* [Request]: Copy out all the lines exactly. Omit pictures.

* [Dataset extract]:

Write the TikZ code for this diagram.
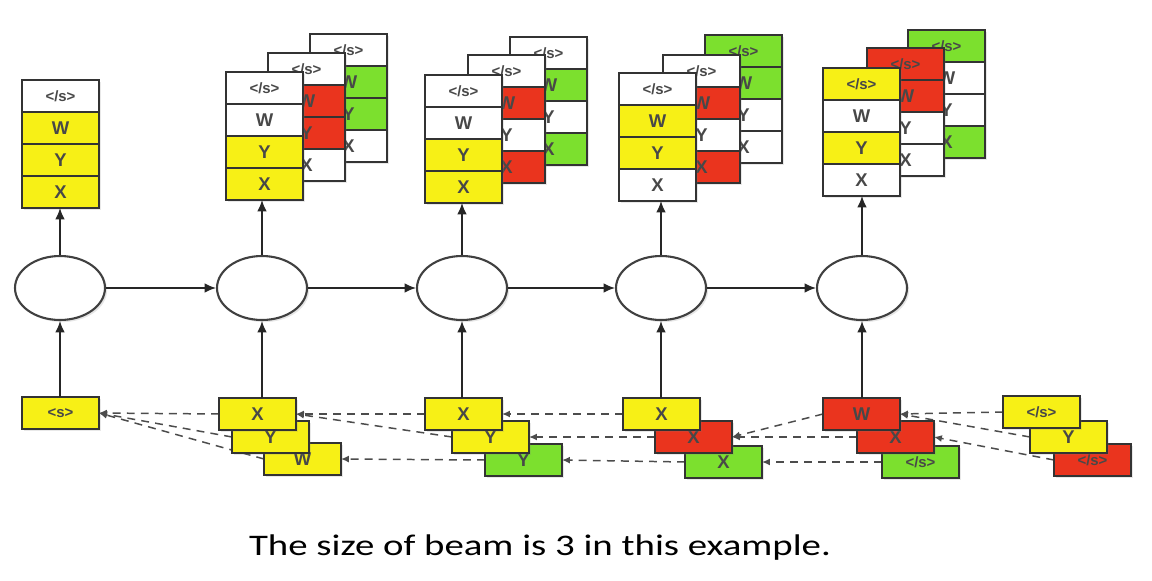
\documentclass[tikz,border=0pt]{standalone}
\usepackage{fontspec}
\setmainfont{Carlito}
\setsansfont{Liberation Sans}
\newfontfamily\captionfont[FakeStretch=1.3]{Carlito}
\usetikzlibrary{arrows.meta, positioning, shapes.geometric, shadows, backgrounds}

\definecolor{beamyellow}{RGB}{247,240,22}
\definecolor{beamred}{RGB}{234,52,30}
\definecolor{beamgreen}{RGB}{124,224,46}
\definecolor{wordgray}{RGB}{72,72,72}

\newcommand{\eos}{{\fontsize{8.5}{9}\selectfont </s>}}
\newcommand{\bos}{{\fontsize{8.5}{9}\selectfont <s>}}

\begin{document}
\begin{tikzpicture}[
  x=0.02cm, y=-0.02cm,
  cell/.style={draw=black!80, line width=1.1pt, minimum width=1.54cm, minimum height=0.64cm,
    inner sep=0pt, outer sep=0pt, font=\sffamily\bfseries\fontsize{10.5}{12}\selectfont, text=wordgray,
    drop shadow={opacity=0.18, shadow xshift=1.2pt, shadow yshift=-1.2pt}},
  rnn/.style={ellipse, draw=black!75, line width=1.2pt, fill=white, minimum width=1.8cm,
    minimum height=1.28cm, drop shadow={opacity=0.2, shadow xshift=1.2pt, shadow yshift=-1.2pt}},
  flow/.style={-{Latex[length=6.5pt, width=5.5pt]}, line width=0.9pt, black!85},
  backptr/.style={-{Latex[length=4.5pt, width=4pt]}, line width=0.85pt, black!70,
    dash pattern=on 4.5pt off 3.5pt}
]
  \useasboundingbox (0,0) rectangle (1152,581);

  % output stacks, back to front
  \foreach \nm/\x/\y/\ca/\cb/\cc/\cd in {
      s1/22/80/white/beamyellow/beamyellow/beamyellow,
      s2c/310/34/white/beamgreen/beamgreen/white,
      s2b/268/53/white/beamred/beamred/white,
      s2a/226/72/white/white/beamyellow/beamyellow,
      s3c/510/37/white/beamgreen/white/beamgreen,
      s3b/468/55/white/beamred/white/beamred,
      s3a/425/75/white/white/beamyellow/beamyellow,
      s4c/705/35/beamgreen/beamgreen/white/white,
      s4b/663/55/white/beamred/white/beamred,
      s4a/619/73/white/beamyellow/beamyellow/white,
      s5c/908/30/beamgreen/white/white/beamgreen,
      s5b/867/48/beamred/beamred/white/white,
      s5a/823/68/beamyellow/white/beamyellow/white} {
    \node[cell, fill=\ca] (\nm-e) at (\x+38.5, \y+16) {\eos};
    \node[cell, fill=\cb, below=0pt of \nm-e] (\nm-w) {W};
    \node[cell, fill=\cc, below=0pt of \nm-w] (\nm-y) {Y};
    \node[cell, fill=\cd, below=0pt of \nm-y] (\nm-x) {X};
  }

  % hidden states
  \foreach \i/\x in {1/60, 2/262, 3/462, 4/661, 5/862}
    \node[rnn] (h\i) at (\x, 288) {};

  % input candidates, back to front
  \foreach \nm/\x/\y/\c/\w in {
      in1/22/397/beamyellow/\bos,
      in2c/264/443/beamyellow/W, in2b/232/421/beamyellow/Y, in2a/219/398/beamyellow/X,
      in3c/485/444/beamgreen/Y, in3b/452/421/beamyellow/Y, in3a/425/398/beamyellow/X,
      in4c/685/446/beamgreen/X, in4b/655/421/beamred/X, in4a/623/398/beamyellow/X,
      in5c/882/446/beamgreen/\eos, in5b/857/421/beamred/X, in5a/823/398/beamred/W,
      in6c/1054/444/beamred/\eos, in6b/1030/421/beamyellow/Y, in6a/1003/396/beamyellow/\eos} {
    \node[cell, fill=\c] (\nm) at (\x+38.5, \y+16) {\w};
  }

  % recurrence
  \foreach \i/\j in {1/2, 2/3, 3/4, 4/5}
    \draw[flow] (h\i) -- (h\j);

  % inputs up, outputs up
  \draw[flow] (h1 |- in1.north) -- (h1.south);
  \draw[flow] (h1.north) -- (h1 |- s1-x.south);
  \foreach \i/\s in {2/s2a, 3/s3a, 4/s4a, 5/s5a} {
    \draw[flow] (h\i |- in\i a.north) -- (h\i.south);
    \draw[flow] (h\i.north) -- (h\i |- \s-x.south);
  }

  % back pointers
  \begin{scope}[on background layer]
    \draw[backptr] (in2a.west) -- (in1.east);
    \draw[backptr] (in2b.west) -- (in1.east);
    \draw[backptr] (in2c.west) -- (in1.east);
    \draw[backptr] (in3a.west) -- (in2a.east);
    \draw[backptr] (in3b.west) -- (in2a.east);
    \draw[backptr] (in3c.west) -- (in2c.east);
    \draw[backptr] (in4a.west) -- (in3a.east);
    \draw[backptr] (in4b.west) -- (in3b.east);
    \draw[backptr] (in4c.west) -- (in3c.east);
    \draw[backptr] (in5a.west) -- (in4b.east);
    \draw[backptr] (in5b.west) -- (in4b.east);
    \draw[backptr] (in5c.west) -- (in4c.east);
    \draw[backptr] (in6a.west) -- (in5a.east);
    \draw[backptr] (in6b.west) -- (in5a.east);
    \draw[backptr] (in6c.west) -- (in5b.east);
  \end{scope}

  \node[font=\captionfont\fontsize{17}{20}\selectfont] (caption) at (540, 548)
    {The size of beam is 3 in this example.};
\end{tikzpicture}
\end{document}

* [Solved problem]:
Write the TikZ code for this diagram.
\documentclass[tikz,border=0pt]{standalone}
\usepackage{fontspec}
\setmainfont{Carlito}
\setsansfont{Liberation Sans}
\newfontfamily\captionfont[FakeStretch=1.3]{Carlito}
\usetikzlibrary{arrows.meta, positioning, shapes.geometric, shadows, backgrounds}

\definecolor{beamyellow}{RGB}{247,240,22}
\definecolor{beamred}{RGB}{234,52,30}
\definecolor{beamgreen}{RGB}{124,224,46}
\definecolor{wordgray}{RGB}{72,72,72}

\newcommand{\eos}{{\fontsize{8.5}{9}\selectfont </s>}}
\newcommand{\bos}{{\fontsize{8.5}{9}\selectfont <s>}}

\begin{document}
\begin{tikzpicture}[
  x=0.02cm, y=-0.02cm,
  cell/.style={draw=black!80, line width=1.1pt, minimum width=1.54cm, minimum height=0.64cm,
    inner sep=0pt, outer sep=0pt, font=\sffamily\bfseries\fontsize{10.5}{12}\selectfont, text=wordgray,
    drop shadow={opacity=0.18, shadow xshift=1.2pt, shadow yshift=-1.2pt}},
  rnn/.style={ellipse, draw=black!75, line width=1.2pt, fill=white, minimum width=1.8cm,
    minimum height=1.28cm, drop shadow={opacity=0.2, shadow xshift=1.2pt, shadow yshift=-1.2pt}},
  flow/.style={-{Latex[length=6.5pt, width=5.5pt]}, line width=0.9pt, black!85},
  backptr/.style={-{Latex[length=4.5pt, width=4pt]}, line width=0.85pt, black!70,
    dash pattern=on 4.5pt off 3.5pt}
]
  \useasboundingbox (0,0) rectangle (1152,581);

  % output stacks, back to front
  \foreach \nm/\x/\y/\ca/\cb/\cc/\cd in {
      s1/22/80/white/beamyellow/beamyellow/beamyellow,
      s2c/310/34/white/beamgreen/beamgreen/white,
      s2b/268/53/white/beamred/beamred/white,
      s2a/226/72/white/white/beamyellow/beamyellow,
      s3c/510/37/white/beamgreen/white/beamgreen,
      s3b/468/55/white/beamred/white/beamred,
      s3a/425/75/white/white/beamyellow/beamyellow,
      s4c/705/35/beamgreen/beamgreen/white/white,
      s4b/663/55/white/beamred/white/beamred,
      s4a/619/73/white/beamyellow/beamyellow/white,
      s5c/908/30/beamgreen/white/white/beamgreen,
      s5b/867/48/beamred/beamred/white/white,
      s5a/823/68/beamyellow/white/beamyellow/white} {
    \node[cell, fill=\ca] (\nm-e) at (\x+38.5, \y+16) {\eos};
    \node[cell, fill=\cb, below=0pt of \nm-e] (\nm-w) {W};
    \node[cell, fill=\cc, below=0pt of \nm-w] (\nm-y) {Y};
    \node[cell, fill=\cd, below=0pt of \nm-y] (\nm-x) {X};
  }

  % hidden states
  \foreach \i/\x in {1/60, 2/262, 3/462, 4/661, 5/862}
    \node[rnn] (h\i) at (\x, 288) {};

  % input candidates, back to front
  \foreach \nm/\x/\y/\c/\w in {
      in1/22/397/beamyellow/\bos,
      in2c/264/443/beamyellow/W, in2b/232/421/beamyellow/Y, in2a/219/398/beamyellow/X,
      in3c/485/444/beamgreen/Y, in3b/452/421/beamyellow/Y, in3a/425/398/beamyellow/X,
      in4c/685/446/beamgreen/X, in4b/655/421/beamred/X, in4a/623/398/beamyellow/X,
      in5c/882/446/beamgreen/\eos, in5b/857/421/beamred/X, in5a/823/398/beamred/W,
      in6c/1054/444/beamred/\eos, in6b/1030/421/beamyellow/Y, in6a/1003/396/beamyellow/\eos} {
    \node[cell, fill=\c] (\nm) at (\x+38.5, \y+16) {\w};
  }

  % recurrence
  \foreach \i/\j in {1/2, 2/3, 3/4, 4/5}
    \draw[flow] (h\i) -- (h\j);

  % inputs up, outputs up
  \draw[flow] (h1 |- in1.north) -- (h1.south);
  \draw[flow] (h1.north) -- (h1 |- s1-x.south);
  \foreach \i/\s in {2/s2a, 3/s3a, 4/s4a, 5/s5a} {
    \draw[flow] (h\i |- in\i a.north) -- (h\i.south);
    \draw[flow] (h\i.north) -- (h\i |- \s-x.south);
  }

  % back pointers
  \begin{scope}[on background layer]
    \draw[backptr] (in2a.west) -- (in1.east);
    \draw[backptr] (in2b.west) -- (in1.east);
    \draw[backptr] (in2c.west) -- (in1.east);
    \draw[backptr] (in3a.west) -- (in2a.east);
    \draw[backptr] (in3b.west) -- (in2a.east);
    \draw[backptr] (in3c.west) -- (in2c.east);
    \draw[backptr] (in4a.west) -- (in3a.east);
    \draw[backptr] (in4b.west) -- (in3b.east);
    \draw[backptr] (in4c.west) -- (in3c.east);
    \draw[backptr] (in5a.west) -- (in4b.east);
    \draw[backptr] (in5b.west) -- (in4b.east);
    \draw[backptr] (in5c.west) -- (in4c.east);
    \draw[backptr] (in6a.west) -- (in5a.east);
    \draw[backptr] (in6b.west) -- (in5a.east);
    \draw[backptr] (in6c.west) -- (in5b.east);
  \end{scope}

  \node[font=\captionfont\fontsize{17}{20}\selectfont] (caption) at (540, 548)
    {The size of beam is 3 in this example.};
\end{tikzpicture}
\end{document}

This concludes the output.